El comportamiento de Juan en este pasaje del Evangelio, sin embargo, es fácil de comprender para nosotros. Porque a día de hoy seguimos constituyendo «grupitos» más o menos exclusivos en los que nos juntamos con nuestros pares y con quienes nos sentimos cómodos. Y así tenemos grupos que surgen en torno a parroquias, grupos que surgen en torno a sacerdotes, grupos que surgen en torno a santos, fundaciones, asociaciones o movimientos de seglares en torno a distintas iniciativas sociales o evangelizadoras.
Que surjan distintas iniciativas con un mismo objetivo es bueno. Bueno no, buenísimo. Siempre que unos y otros no nos miremos ni con recelo ni como competidores. ¿Cuándo nos daremos cuenta de que habitualmente es mucho más lo que nos une que lo que nos separa?, ¿cuándo aprenderemos a poner el bien común por encima de todo lo demás?, ¿cuándo aprenderemos a mirar por encima de nuestros propios intereses?, ¿cuándo dejaremos de querer ser los protagonistas?, ¿cuándo nos comportaremos con generosidad?, ¿cuándo comprenderemos que juntos seríamos mucho más fuertes y conseguiríamos mucho más?

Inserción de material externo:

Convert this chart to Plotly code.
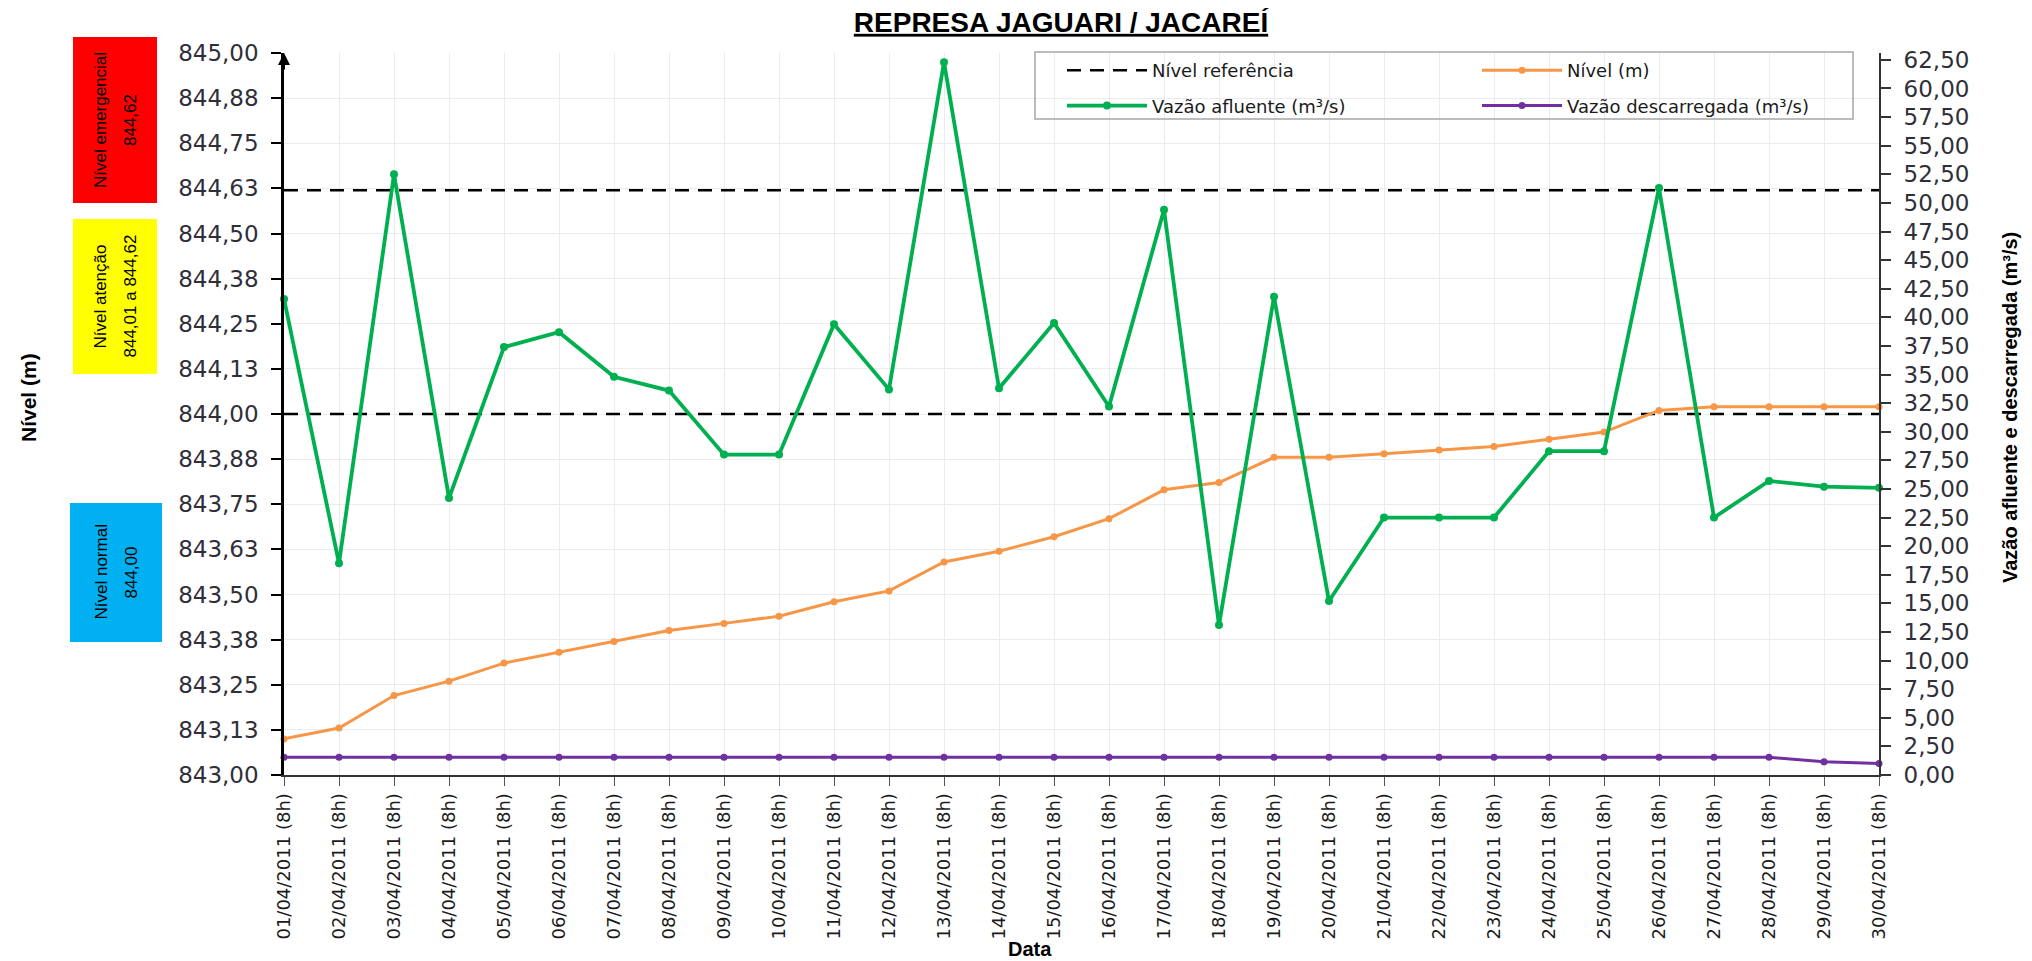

Jesús enseñó su doctrina tan sólo entre el pueblo de Israel porque así lo había dispuesto el Padre. Pero con lo que soñaba era con juntar a todas sus ovejas en un sólo rebaño:
Dijo Jesús: «Yo soy el buen Pastor. El buen pastor da su vida por las ovejas; el asalariado, que no es pastor ni dueño de las ovejas, ve venir al lobo, abandona las ovejas y huye; y el lobo las roba y las dispersa; y es que a un asalariado no le importan las ovejas. Yo soy el buen Pastor, que conozco a las mías y las mías me conocen, igual que el Padre me conoce y yo conozco al Padre; yo doy mi vida por las ovejas. Tengo, además, otras ovejas que no son de este redil; también a esas las tengo que traer, y escucharán mi voz, y habrá un solo rebaño y un solo Pastor. Por eso me ama el Padre, porque yo entrego mi vida para poder recuperarla. Nadie me la quita, sino que yo la entrego libremente. Tengo poder para entregarla y tengo poder para recuperarla: este mandato he recibido de mi Padre». (Evangelio Juan 10, 11 – 18).
Sabiendo que Jesús soñaba con un solo rebaño y un solo pastor, ¿de verdad vamos a seguir nosotros mirando con lupa nuestras diferencias en lugar de tendiendo puentes que nos faciliten irnos entendiendo los unos con los otros?